To add insult to injury—if I may put it that way—rather than taking the average in the guidelines and having a rough rule of thumb that someone will get a bit more or a bit less than their individual case deserves, or going for an average and calling that a tariff, we are saying that a tariff should be a tiny percentage of the current award. This is nothing but an attempt to say, “We do not wish to pay out money in this way. We wish to diminish both the ability to make a claim and the compensation paid.” Whatever one’s view on fraud, the massive majority of cases will be meritorious and honest cases in which people have genuinely suffered injury.

I will conclude with the words of the former Lord Chief Justice of England and Wales, Lord Judge, on Report in the other place:

“What I cannot accept is a solution which means that a dishonest claim is handled in exactly the same way as an honest one. We cannot have dishonesty informing the way in which those who have suffered genuine injuries are dealt with.
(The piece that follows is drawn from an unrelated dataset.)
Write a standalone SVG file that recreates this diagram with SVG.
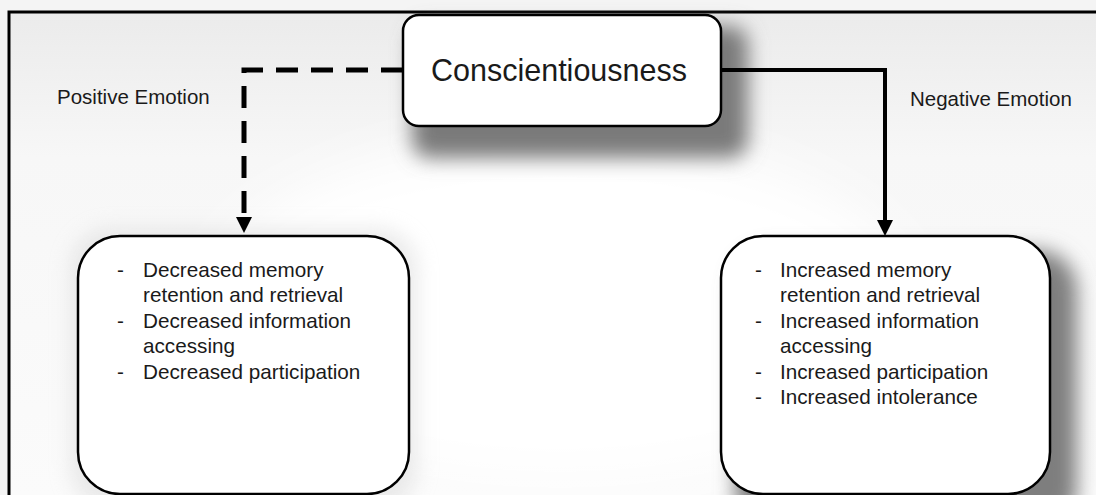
<svg xmlns="http://www.w3.org/2000/svg" width="1096" height="495" viewBox="0 0 1096 495">
  <defs>
    <style>
      .t { font-family: "Liberation Sans", Arial, sans-serif; fill: #1a1a1a; }
      .lbl { font-size: 20.5px; }
      .item { font-size: 20.7px; }
      .box { fill: #ffffff; stroke: #000000; stroke-width: 2.5; }
      .conn { fill: none; stroke: #000000; }
    </style>
    <filter id="blur10" x="-30%" y="-30%" width="160%" height="160%">
      <feGaussianBlur stdDeviation="10"/>
    </filter>
    <filter id="blur25" x="-50%" y="-50%" width="200%" height="200%">
      <feGaussianBlur stdDeviation="25"/>
    </filter>
    <linearGradient id="bg" x1="0" y1="0" x2="0" y2="1">
      <stop offset="0" stop-color="#ebebeb"/>
      <stop offset="0.3" stop-color="#f7f7f7"/>
      <stop offset="1" stop-color="#fbfbfb"/>
    </linearGradient>
  </defs>

  <!-- background -->
  <rect x="0" y="0" width="1096" height="495" fill="#f4f4f4"/>
  <g id="frame">
    <rect x="9" y="12" width="1087" height="483" fill="url(#bg)"/>
    <ellipse cx="560" cy="310" rx="360" ry="170" fill="#ffffff" filter="url(#blur25)"/>
    <path d="M9,495 V12 H1096" fill="none" stroke="#000000" stroke-width="3"/>
  </g>

  <!-- shadows -->
  <g id="shadows">
    <rect x="412" y="26" width="336" height="132" rx="18" fill="#7a7a7a" filter="url(#blur10)"/>
    <rect x="735" y="250" width="342" height="280" rx="40" fill="#7e7e7e" filter="url(#blur10)"/>
    <rect x="70" y="228" width="348" height="280" rx="40" fill="#d8d8d8" opacity="0.5" filter="url(#blur10)"/>
  </g>

  <!-- connectors -->
  <g id="connectors">
    <path class="conn" d="M403,70 H244 V224" stroke-width="5" stroke-dasharray="22 13"/>
    <polygon points="236,217 252,217 244,233" fill="#000000"/>
    <path class="conn" d="M721,70 H885 V224" stroke-width="4"/>
    <polygon points="877,220 893,220 885,236" fill="#000000"/>
  </g>

  <!-- edge labels -->
  <g id="label-positive">
    <text class="t lbl" x="57" y="104">Positive Emotion</text>
  </g>
  <g id="label-negative">
    <text class="t lbl" x="910" y="106">Negative Emotion</text>
  </g>

  <!-- center node -->
  <g id="node-conscientiousness">
    <rect class="box" x="403" y="15" width="318" height="111" rx="16"/>
    <text class="t" x="559" y="81" font-size="30.5" text-anchor="middle">Conscientiousness</text>
  </g>

  <!-- left node -->
  <g id="node-positive-outcomes">
    <rect class="box" x="78" y="236" width="331" height="258" rx="42"/>
    <text class="t item" x="117" y="277">-</text>
    <text class="t item" x="143" y="277">Decreased memory</text>
    <text class="t item" x="143" y="302">retention and retrieval</text>
    <text class="t item" x="117" y="328">-</text>
    <text class="t item" x="143" y="328">Decreased information</text>
    <text class="t item" x="143" y="353">accessing</text>
    <text class="t item" x="117" y="379">-</text>
    <text class="t item" x="143" y="379">Decreased participation</text>
  </g>

  <!-- right node -->
  <g id="node-negative-outcomes">
    <rect class="box" x="721" y="236" width="329" height="258" rx="42"/>
    <text class="t item" x="755" y="277">-</text>
    <text class="t item" x="780" y="277">Increased memory</text>
    <text class="t item" x="780" y="302">retention and retrieval</text>
    <text class="t item" x="755" y="328">-</text>
    <text class="t item" x="780" y="328">Increased information</text>
    <text class="t item" x="780" y="353">accessing</text>
    <text class="t item" x="755" y="379">-</text>
    <text class="t item" x="780" y="379">Increased participation</text>
    <text class="t item" x="755" y="404">-</text>
    <text class="t item" x="780" y="404">Increased intolerance</text>
  </g>
</svg>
That is simply not justice. There should not be any idea that an honest claim for a whiplash injury made by the victim of a car accident should be less well compensated than an identical injury suffered by someone at work.”—[Official Report, House of Lords, 12 June 2018; Vol. 791, c. 1600.]

That is what the Government are doing in the Bill and what is so inherently unfair, and they are doing it at the behest of special interests. They may genuinely believe that there is a problem to be resolved with whiplash. I could dispute that—we could go on for a lot longer than we are today—but even if they are right, there are other, better and fairer ways to tackle that issue.